**PROVIDED DATA:**
◇ ◇ ◇

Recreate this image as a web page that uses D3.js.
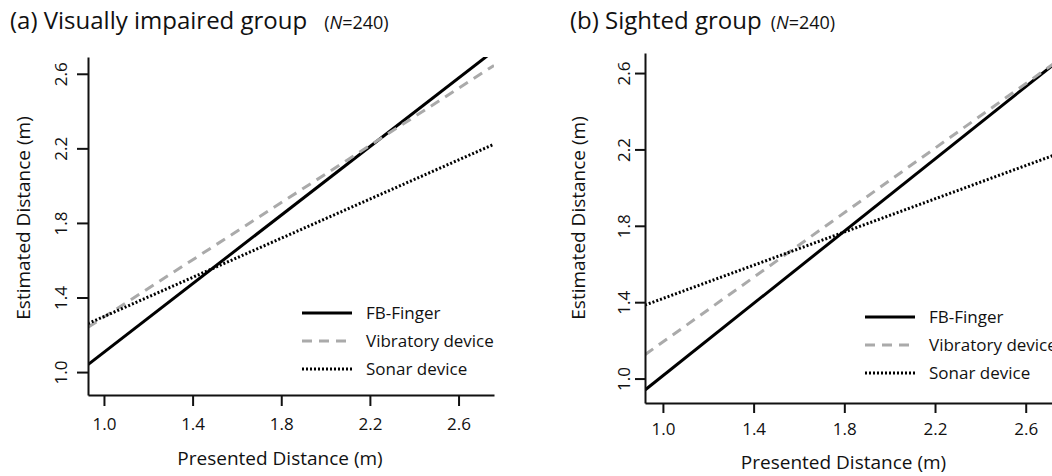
<!DOCTYPE html>
<html>
<head>
	<title>Estimated vs presented distance</title>
	<script src="https://cdn.jsdelivr.net/npm/d3@7"></script>
	<style>
		body { margin: 0; background: #fff; overflow: hidden; }
		text { font-family: "Open Sans", sans-serif; fill: #111; }
	</style>
</head>
<body>
<div id="content"></div>

<script type="text/javascript">
	// values: estimated distance at the two ends of each fitted line
	var seriesNames = ['FB-Finger', 'Vibratory device', 'Sonar device'];
	var tickValues = [1.0, 1.4, 1.8, 2.2, 2.6];

	var impairedX = [0.928, 2.76];
	var impairedFinger = [1.04, 2.724];
	var impairedVibratory = [1.24, 2.645];
	var impairedSonar = [1.26, 2.222];

	var sightedX = [0.921, 2.76];
	var sightedFinger = [0.94, 2.68];
	var sightedVibratory = [1.125, 2.68];
	var sightedSonar = [1.385, 2.185];

	var styles = [
		{ stroke: '#000', dash: null, width: 3 },
		{ stroke: '#aaa', dash: '10,7', width: 3 },
		{ stroke: '#000', dash: '2,2', width: 3 }
	];

	var svg = d3.select('#content')
		.append('svg')
		.attr('width', 1052)
		.attr('height', 476);

	function drawPanel(p) {
		var x = d3.scaleLinear().domain(p.xDomain).range([p.left, p.right]);
		var y = d3.scaleLinear().domain(p.yDomain).range([p.bottom, p.top]);
		var g = svg.append('g');

		g.append('clipPath').attr('id', p.id)
			.append('rect')
			.attr('x', p.left).attr('y', p.top)
			.attr('width', p.right - p.left).attr('height', p.bottom - p.top);

		var line = d3.line()
			.x(d => x(d[0]))
			.y(d => y(d[1]));

		p.series.forEach(function (vals, i) {
			var pts = p.xs.map((v, j) => [v, vals[j]]);
			g.append('path')
				.attr('d', line(pts))
				.attr('clip-path', 'url(#' + p.id + ')')
				.attr('fill', 'none')
				.attr('stroke', styles[i].stroke)
				.attr('stroke-width', styles[i].width)
				.attr('stroke-dasharray', styles[i].dash);
		});

		// axes
		var xAxis = g.append('g')
			.attr('transform', 'translate(0,' + p.bottom + ')')
			.call(d3.axisBottom(x).tickValues(tickValues).tickFormat(d3.format('.1f'))
				.tickSize(p.tick).tickSizeOuter(0));
		var yAxis = g.append('g')
			.attr('transform', 'translate(' + p.left + ',0)')
			.call(d3.axisLeft(y).tickValues(tickValues).tickFormat(d3.format('.1f'))
				.tickSize(p.tick).tickSizeOuter(0));

		[xAxis, yAxis].forEach(function (a) {
			a.select('.domain').attr('stroke', '#111').attr('stroke-width', 2);
			a.selectAll('.tick line').attr('stroke', '#111').attr('stroke-width', 2);
			a.selectAll('.tick text').style('font-family', '"Open Sans", sans-serif')
				.style('font-size', '17px').attr('fill', '#111');
		});
		xAxis.selectAll('.tick text').attr('y', p.xLabelGap).attr('dy', '0.72em');
		yAxis.selectAll('.tick text')
			.attr('text-anchor', 'middle')
			.attr('x', 0).attr('dy', 0)
			.attr('transform', 'translate(' + (-p.yLabelGap) + ',0) rotate(-90)');

		// axis titles
		g.append('text')
			.attr('x', (p.left + p.right) / 2 + p.xTitleShift)
			.attr('y', p.xTitleY)
			.attr('text-anchor', 'middle')
			.style('font-size', '19px')
			.text('Presented Distance (m)');
		g.append('text')
			.attr('transform', 'translate(' + p.yTitleX + ',' + 218 + ') rotate(-90)')
			.attr('text-anchor', 'middle')
			.style('font-size', '19px')
			.text('Estimated Distance (m)');

		// panel title
		var t = g.append('text').attr('x', p.titleX).attr('y', 29);
		t.append('tspan').style('font-size', '24px').text(p.title);
		t.append('tspan').style('font-size', '18px').attr('dx', p.nGap).text('(');
		t.append('tspan').style('font-size', '18px').style('font-style', 'italic').text('N');
		t.append('tspan').style('font-size', '18px').text('=240)');

		// legend
		seriesNames.forEach(function (name, i) {
			var ly = p.legendY + i * 28;
			g.append('line')
				.attr('x1', p.legendX).attr('x2', p.legendX + 50)
				.attr('y1', ly).attr('y2', ly)
				.attr('stroke', styles[i].stroke)
				.attr('stroke-width', styles[i].width)
				.attr('stroke-dasharray', styles[i].dash);
			g.append('text')
				.attr('x', p.legendX + 64).attr('y', ly)
				.attr('dy', '0.35em')
				.style('font-size', '17px')
				.text(name);
		});
	}

	drawPanel({
		id: 'clipA', title: '(a) Visually impaired group', titleX: 10, nGap: 17,
		xDomain: [0.928, 2.76], yDomain: [0.877, 2.69],
		left: 88, right: 494, top: 57, bottom: 395, tick: 11,
		xLabelGap: 23, yLabelGap: 21, xTitleY: 465,
		xs: impairedX, series: [impairedFinger, impairedVibratory, impairedSonar],
		xTitleShift: -11, yTitleX: 30,
		legendX: 302, legendY: 313
	});

	drawPanel({
		id: 'clipB', title: '(b) Sighted group', titleX: 570, nGap: 9,
		xDomain: [0.921, 2.76], yDomain: [0.872, 2.705],
		left: 645, right: 1062, top: 53, bottom: 403, tick: 10,
		xLabelGap: 20, yLabelGap: 15, xTitleY: 469,
		xs: sightedX, series: [sightedFinger, sightedVibratory, sightedSonar],
		xTitleShift: -10, yTitleX: 585,
		legendX: 865, legendY: 317
	});
</script>
</body>
</html>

◇ ◇ ◇

**SET EXERCISE:**
Write out each line of the data exactly; the images should be left out.

**TASK OUTPUT:**
Recreate this image as a web page that uses D3.js.
<!DOCTYPE html>
<html>
<head>
	<title>Estimated vs presented distance</title>
	<script src="https://cdn.jsdelivr.net/npm/d3@7"></script>
	<style>
		body { margin: 0; background: #fff; overflow: hidden; }
		text { font-family: "Open Sans", sans-serif; fill: #111; }
	</style>
</head>
<body>
<div id="content"></div>

<script type="text/javascript">
	// values: estimated distance at the two ends of each fitted line
	var seriesNames = ['FB-Finger', 'Vibratory device', 'Sonar device'];
	var tickValues = [1.0, 1.4, 1.8, 2.2, 2.6];

	var impairedX = [0.928, 2.76];
	var impairedFinger = [1.04, 2.724];
	var impairedVibratory = [1.24, 2.645];
	var impairedSonar = [1.26, 2.222];

	var sightedX = [0.921, 2.76];
	var sightedFinger = [0.94, 2.68];
	var sightedVibratory = [1.125, 2.68];
	var sightedSonar = [1.385, 2.185];

	var styles = [
		{ stroke: '#000', dash: null, width: 3 },
		{ stroke: '#aaa', dash: '10,7', width: 3 },
		{ stroke: '#000', dash: '2,2', width: 3 }
	];

	var svg = d3.select('#content')
		.append('svg')
		.attr('width', 1052)
		.attr('height', 476);

	function drawPanel(p) {
		var x = d3.scaleLinear().domain(p.xDomain).range([p.left, p.right]);
		var y = d3.scaleLinear().domain(p.yDomain).range([p.bottom, p.top]);
		var g = svg.append('g');

		g.append('clipPath').attr('id', p.id)
			.append('rect')
			.attr('x', p.left).attr('y', p.top)
			.attr('width', p.right - p.left).attr('height', p.bottom - p.top);

		var line = d3.line()
			.x(d => x(d[0]))
			.y(d => y(d[1]));

		p.series.forEach(function (vals, i) {
			var pts = p.xs.map((v, j) => [v, vals[j]]);
			g.append('path')
				.attr('d', line(pts))
				.attr('clip-path', 'url(#' + p.id + ')')
				.attr('fill', 'none')
				.attr('stroke', styles[i].stroke)
				.attr('stroke-width', styles[i].width)
				.attr('stroke-dasharray', styles[i].dash);
		});

		// axes
		var xAxis = g.append('g')
			.attr('transform', 'translate(0,' + p.bottom + ')')
			.call(d3.axisBottom(x).tickValues(tickValues).tickFormat(d3.format('.1f'))
				.tickSize(p.tick).tickSizeOuter(0));
		var yAxis = g.append('g')
			.attr('transform', 'translate(' + p.left + ',0)')
			.call(d3.axisLeft(y).tickValues(tickValues).tickFormat(d3.format('.1f'))
				.tickSize(p.tick).tickSizeOuter(0));

		[xAxis, yAxis].forEach(function (a) {
			a.select('.domain').attr('stroke', '#111').attr('stroke-width', 2);
			a.selectAll('.tick line').attr('stroke', '#111').attr('stroke-width', 2);
			a.selectAll('.tick text').style('font-family', '"Open Sans", sans-serif')
				.style('font-size', '17px').attr('fill', '#111');
		});
		xAxis.selectAll('.tick text').attr('y', p.xLabelGap).attr('dy', '0.72em');
		yAxis.selectAll('.tick text')
			.attr('text-anchor', 'middle')
			.attr('x', 0).attr('dy', 0)
			.attr('transform', 'translate(' + (-p.yLabelGap) + ',0) rotate(-90)');

		// axis titles
		g.append('text')
			.attr('x', (p.left + p.right) / 2 + p.xTitleShift)
			.attr('y', p.xTitleY)
			.attr('text-anchor', 'middle')
			.style('font-size', '19px')
			.text('Presented Distance (m)');
		g.append('text')
			.attr('transform', 'translate(' + p.yTitleX + ',' + 218 + ') rotate(-90)')
			.attr('text-anchor', 'middle')
			.style('font-size', '19px')
			.text('Estimated Distance (m)');

		// panel title
		var t = g.append('text').attr('x', p.titleX).attr('y', 29);
		t.append('tspan').style('font-size', '24px').text(p.title);
		t.append('tspan').style('font-size', '18px').attr('dx', p.nGap).text('(');
		t.append('tspan').style('font-size', '18px').style('font-style', 'italic').text('N');
		t.append('tspan').style('font-size', '18px').text('=240)');

		// legend
		seriesNames.forEach(function (name, i) {
			var ly = p.legendY + i * 28;
			g.append('line')
				.attr('x1', p.legendX).attr('x2', p.legendX + 50)
				.attr('y1', ly).attr('y2', ly)
				.attr('stroke', styles[i].stroke)
				.attr('stroke-width', styles[i].width)
				.attr('stroke-dasharray', styles[i].dash);
			g.append('text')
				.attr('x', p.legendX + 64).attr('y', ly)
				.attr('dy', '0.35em')
				.style('font-size', '17px')
				.text(name);
		});
	}

	drawPanel({
		id: 'clipA', title: '(a) Visually impaired group', titleX: 10, nGap: 17,
		xDomain: [0.928, 2.76], yDomain: [0.877, 2.69],
		left: 88, right: 494, top: 57, bottom: 395, tick: 11,
		xLabelGap: 23, yLabelGap: 21, xTitleY: 465,
		xs: impairedX, series: [impairedFinger, impairedVibratory, impairedSonar],
		xTitleShift: -11, yTitleX: 30,
		legendX: 302, legendY: 313
	});

	drawPanel({
		id: 'clipB', title: '(b) Sighted group', titleX: 570, nGap: 9,
		xDomain: [0.921, 2.76], yDomain: [0.872, 2.705],
		left: 645, right: 1062, top: 53, bottom: 403, tick: 10,
		xLabelGap: 20, yLabelGap: 15, xTitleY: 469,
		xs: sightedX, series: [sightedFinger, sightedVibratory, sightedSonar],
		xTitleShift: -10, yTitleX: 585,
		legendX: 865, legendY: 317
	});
</script>
</body>
</html>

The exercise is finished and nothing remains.